- [What is being asked] Give all the lines below again, exactly, with no pictures.

- [Data entries]
+ + +

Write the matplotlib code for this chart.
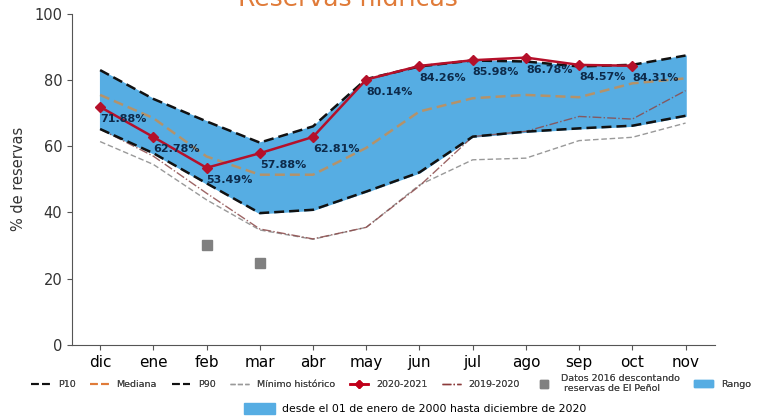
import numpy as np
import matplotlib.pyplot as plt
from matplotlib.patches import Patch
from matplotlib.lines import Line2D

meses = ['dic', 'ene', 'feb', 'mar', 'abr', 'may', 'jun', 'jul', 'ago', 'sep', 'oct', 'nov']

p10 = [65.2, 57.9, 48.8, 39.8, 40.8, 46.3, 52.1, 62.9, 64.4, 65.4, 66.2, 69.2]
p90 = [83.0, 74.3, 67.5, 61.1, 66.0, 80.3, 84.1, 85.9, 85.6, 84.1, 84.6, 87.4]
mediana = [75.5, 68.5, 56.9, 51.4, 51.4, 59.5, 70.5, 74.5, 75.5, 74.8, 79.0, 80.5]
minimo = [61.4, 54.5, 43.8, 34.7, 31.9, 35.5, 48.3, 55.9, 56.4, 61.7, 62.7, 67.0]
r2019 = [65.2, 57.0, 45.8, 35.0, 32.0, 35.5, 48.0, 62.9, 64.5, 69.0, 68.2, 76.8]
r2020 = [71.88, 62.78, 53.49, 57.88, 62.81, 80.14, 84.26, 85.98, 86.78, 84.57, 84.31]
datos2016_mes = ['feb', 'mar']
datos2016 = [30.2, 24.8]

x = np.arange(len(meses))
x16 = [meses.index(m) for m in datos2016_mes]

fig = plt.figure(figsize=(7.57, 4.19), dpi=100)
ax = fig.add_axes([0.095, 0.177, 0.85, 0.79])

ax.fill_between(x, p10, p90, color='#56ade3', zorder=1)
ax.plot(x, p10, ls='--', color='#111', lw=1.8, dashes=(4, 2), zorder=3)
ax.plot(x, p90, ls='--', color='#111', lw=1.8, dashes=(4, 2), zorder=3)
ax.plot(x, mediana, ls='--', color='#c48e55', lw=1.8, dashes=(4, 2), alpha=0.85, zorder=2)
ax.plot(x, minimo, ls='--', color='#999999', lw=1.0, dashes=(4, 2), zorder=2)
ax.plot(x, r2019, ls='-.', color='#8c4a4a', lw=1.0, alpha=0.85, zorder=2)
ax.plot(x[:len(r2020)], r2020, color='#b5102a', lw=1.8, marker='D', ms=5, zorder=4)
ax.plot(x16, datos2016, 's', color='#808080', ms=7, zorder=4)

for xi, v in zip(x, r2020):
    ax.annotate(f'{v:.2f}%', (xi, v), xytext=(0, -5), textcoords='offset points',
                ha='left', va='top', fontsize=8, fontweight='bold', color='#0d2a4a', zorder=5)

ax.set_ylim(0, 100)
ax.set_xlim(-0.53, 11.56)
ax.set_xticks(x)
ax.set_xticklabels(meses, fontsize=11)
ax.set_yticks([0, 20, 40, 60, 80, 100])
ax.tick_params(axis='y', labelsize=10.5, labelcolor='#333', color='#555')
ax.tick_params(axis='x', color='#555')
ax.set_ylabel('% de reservas', fontsize=10.5, color='#333', labelpad=6)
for s in ['top', 'right']:
    ax.spines[s].set_visible(False)
for s in ['left', 'bottom']:
    ax.spines[s].set_color('#555')

# titulo recortado arriba (como en la captura)
fig.text(0.46, 0.985, 'Reservas hídricas', color='#e07b39', fontsize=18,
         ha='center', va='baseline')

handles = [
    Line2D([], [], ls='--', color='#111', lw=1.5),
    Line2D([], [], ls='--', color='#e07b39', lw=1.5),
    Line2D([], [], ls='--', color='#111', lw=1.5),
    Line2D([], [], ls='--', color='#999999', lw=1.0),
    Line2D([], [], color='#c0001a', lw=1.8, marker='D', ms=4),
    Line2D([], [], ls='-.', color='#8c3b3b', lw=1.0),
    Line2D([], [], ls='', marker='s', color='#808080', ms=6),
    Patch(color='#56ade3'),
]
labels = ['P10', 'Mediana', 'P90', 'Mínimo histórico', '2020-2021', '2019-2020',
          'Datos 2016 descontando\n reservas de El Peñol', 'Rango']
leg = fig.legend(handles, labels, loc='center left', bbox_to_anchor=(0.03, 0.085),
                 ncol=8, frameon=False, fontsize=6.8, handlelength=2.0,
                 columnspacing=1.55, handletextpad=0.8)
for t in leg.get_texts():
    t.set_color('#444')
fig.add_artist(leg)

leg2 = fig.legend([Patch(color='#56ade3')], ['desde el 01 de enero de 2000 hasta diciembre de 2020'],
                  loc='center left', bbox_to_anchor=(0.31, 0.025), frameon=False,
                  fontsize=7.8, handlelength=2.8, handleheight=1.2, handletextpad=0.7)

fig.savefig('out.png', dpi=100)
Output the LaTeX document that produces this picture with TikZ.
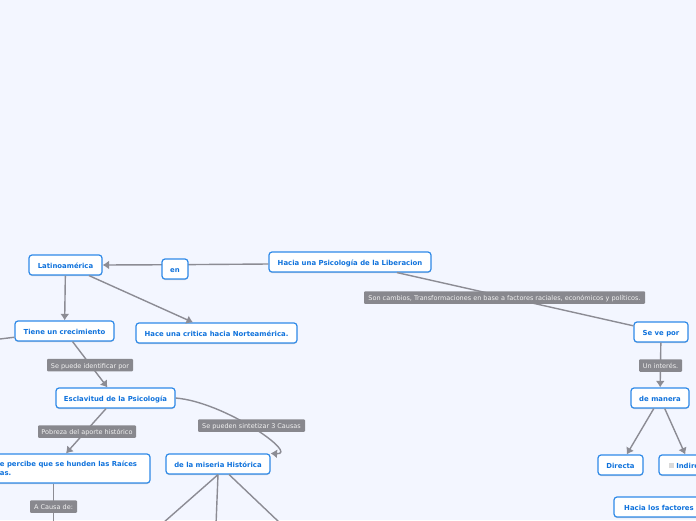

+ + +

- [Answer]
Write the matplotlib code for this chart.
import numpy as np
import matplotlib.pyplot as plt
from matplotlib.patches import Patch
from matplotlib.lines import Line2D

meses = ['dic', 'ene', 'feb', 'mar', 'abr', 'may', 'jun', 'jul', 'ago', 'sep', 'oct', 'nov']

p10 = [65.2, 57.9, 48.8, 39.8, 40.8, 46.3, 52.1, 62.9, 64.4, 65.4, 66.2, 69.2]
p90 = [83.0, 74.3, 67.5, 61.1, 66.0, 80.3, 84.1, 85.9, 85.6, 84.1, 84.6, 87.4]
mediana = [75.5, 68.5, 56.9, 51.4, 51.4, 59.5, 70.5, 74.5, 75.5, 74.8, 79.0, 80.5]
minimo = [61.4, 54.5, 43.8, 34.7, 31.9, 35.5, 48.3, 55.9, 56.4, 61.7, 62.7, 67.0]
r2019 = [65.2, 57.0, 45.8, 35.0, 32.0, 35.5, 48.0, 62.9, 64.5, 69.0, 68.2, 76.8]
r2020 = [71.88, 62.78, 53.49, 57.88, 62.81, 80.14, 84.26, 85.98, 86.78, 84.57, 84.31]
datos2016_mes = ['feb', 'mar']
datos2016 = [30.2, 24.8]

x = np.arange(len(meses))
x16 = [meses.index(m) for m in datos2016_mes]

fig = plt.figure(figsize=(7.57, 4.19), dpi=100)
ax = fig.add_axes([0.095, 0.177, 0.85, 0.79])

ax.fill_between(x, p10, p90, color='#56ade3', zorder=1)
ax.plot(x, p10, ls='--', color='#111', lw=1.8, dashes=(4, 2), zorder=3)
ax.plot(x, p90, ls='--', color='#111', lw=1.8, dashes=(4, 2), zorder=3)
ax.plot(x, mediana, ls='--', color='#c48e55', lw=1.8, dashes=(4, 2), alpha=0.85, zorder=2)
ax.plot(x, minimo, ls='--', color='#999999', lw=1.0, dashes=(4, 2), zorder=2)
ax.plot(x, r2019, ls='-.', color='#8c4a4a', lw=1.0, alpha=0.85, zorder=2)
ax.plot(x[:len(r2020)], r2020, color='#b5102a', lw=1.8, marker='D', ms=5, zorder=4)
ax.plot(x16, datos2016, 's', color='#808080', ms=7, zorder=4)

for xi, v in zip(x, r2020):
    ax.annotate(f'{v:.2f}%', (xi, v), xytext=(0, -5), textcoords='offset points',
                ha='left', va='top', fontsize=8, fontweight='bold', color='#0d2a4a', zorder=5)

ax.set_ylim(0, 100)
ax.set_xlim(-0.53, 11.56)
ax.set_xticks(x)
ax.set_xticklabels(meses, fontsize=11)
ax.set_yticks([0, 20, 40, 60, 80, 100])
ax.tick_params(axis='y', labelsize=10.5, labelcolor='#333', color='#555')
ax.tick_params(axis='x', color='#555')
ax.set_ylabel('% de reservas', fontsize=10.5, color='#333', labelpad=6)
for s in ['top', 'right']:
    ax.spines[s].set_visible(False)
for s in ['left', 'bottom']:
    ax.spines[s].set_color('#555')

# titulo recortado arriba (como en la captura)
fig.text(0.46, 0.985, 'Reservas hídricas', color='#e07b39', fontsize=18,
         ha='center', va='baseline')

handles = [
    Line2D([], [], ls='--', color='#111', lw=1.5),
    Line2D([], [], ls='--', color='#e07b39', lw=1.5),
    Line2D([], [], ls='--', color='#111', lw=1.5),
    Line2D([], [], ls='--', color='#999999', lw=1.0),
    Line2D([], [], color='#c0001a', lw=1.8, marker='D', ms=4),
    Line2D([], [], ls='-.', color='#8c3b3b', lw=1.0),
    Line2D([], [], ls='', marker='s', color='#808080', ms=6),
    Patch(color='#56ade3'),
]
labels = ['P10', 'Mediana', 'P90', 'Mínimo histórico', '2020-2021', '2019-2020',
          'Datos 2016 descontando\n reservas de El Peñol', 'Rango']
leg = fig.legend(handles, labels, loc='center left', bbox_to_anchor=(0.03, 0.085),
                 ncol=8, frameon=False, fontsize=6.8, handlelength=2.0,
                 columnspacing=1.55, handletextpad=0.8)
for t in leg.get_texts():
    t.set_color('#444')
fig.add_artist(leg)

leg2 = fig.legend([Patch(color='#56ade3')], ['desde el 01 de enero de 2000 hasta diciembre de 2020'],
                  loc='center left', bbox_to_anchor=(0.31, 0.025), frameon=False,
                  fontsize=7.8, handlelength=2.8, handleheight=1.2, handletextpad=0.7)

fig.savefig('out.png', dpi=100)
Output the LaTeX document that produces this picture with TikZ.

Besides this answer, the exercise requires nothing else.